5.    Further Proceedings: The Court fixed a six-week deadline for the respondents to file a counter affidavit. The case is scheduled to be listed again in July 2025 for further hearing.

 

Key Legal Takeaways

This order underscores critical aspects of GST adjudication concerning goods in transit:

1. Absence of E-Way Bill ≠ Tax Evasion

  • While the e-way bill is a statutory requirement, its absence alone cannot automatically imply evasion.
  • The Court placed emphasis on the intent and surrounding circumstances, not just formal defects.

2. Ownership Determines Penalty Provision

  • Under Section 129(1):
    • Clause (a) applies if the owner steps forward.
    • Clause (b) applies if the owner is not known or does not claim the goods.
  • This distinction is crucial in deciding the quantum and mode of penalty.

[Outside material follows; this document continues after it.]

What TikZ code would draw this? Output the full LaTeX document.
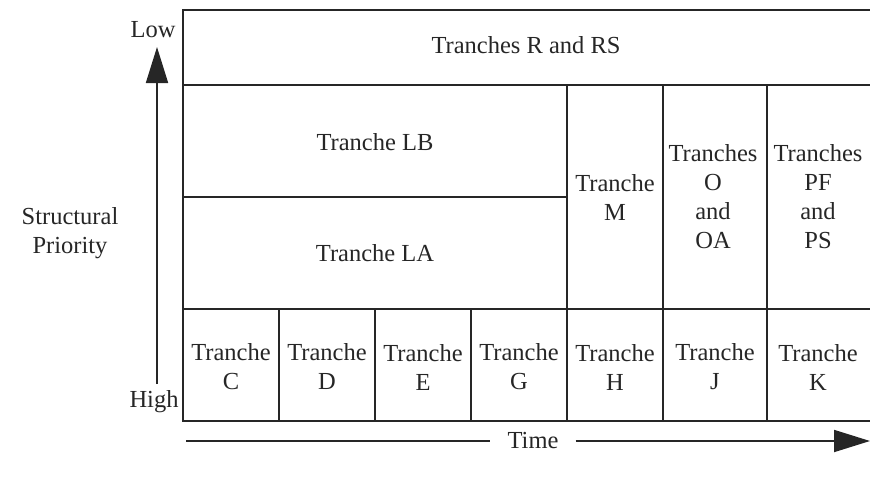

3. Circulars Have Binding Effect

  • The Court gave due weight to Clause 6 of the CBIC Circular dated 31.12.2018, indicating its binding nature on tax authorities.

4. Judicial Oversight on Arbitrary Penalties

  • The judgment acts as a check on administrative excesses, especially where massive penalties are levied without proper application of mind.

 

Conclusion

The Allahabad High Court’s interim order in M/s R.R. Enterprises vs. State of U.P. reflects a balanced approach that favors reasoned compliance over blind penalization. It upholds the taxpayer’s rights when procedural lapses do not result in revenue loss or fraud.

The decision serves as a reminder to authorities that penalties must be proportionate, justified, and procedurally sound. At the same time, it encourages businesses to ensure full documentation, especially in transit situations, to avoid unnecessary legal complications.

Disclaimer: All the Information is based on the notification, circular and order issued by the Govt. authority and judgement delivered by the court or the authority information is strictly for educational purposes and on the basis of our best understanding of laws & not binding on anyone.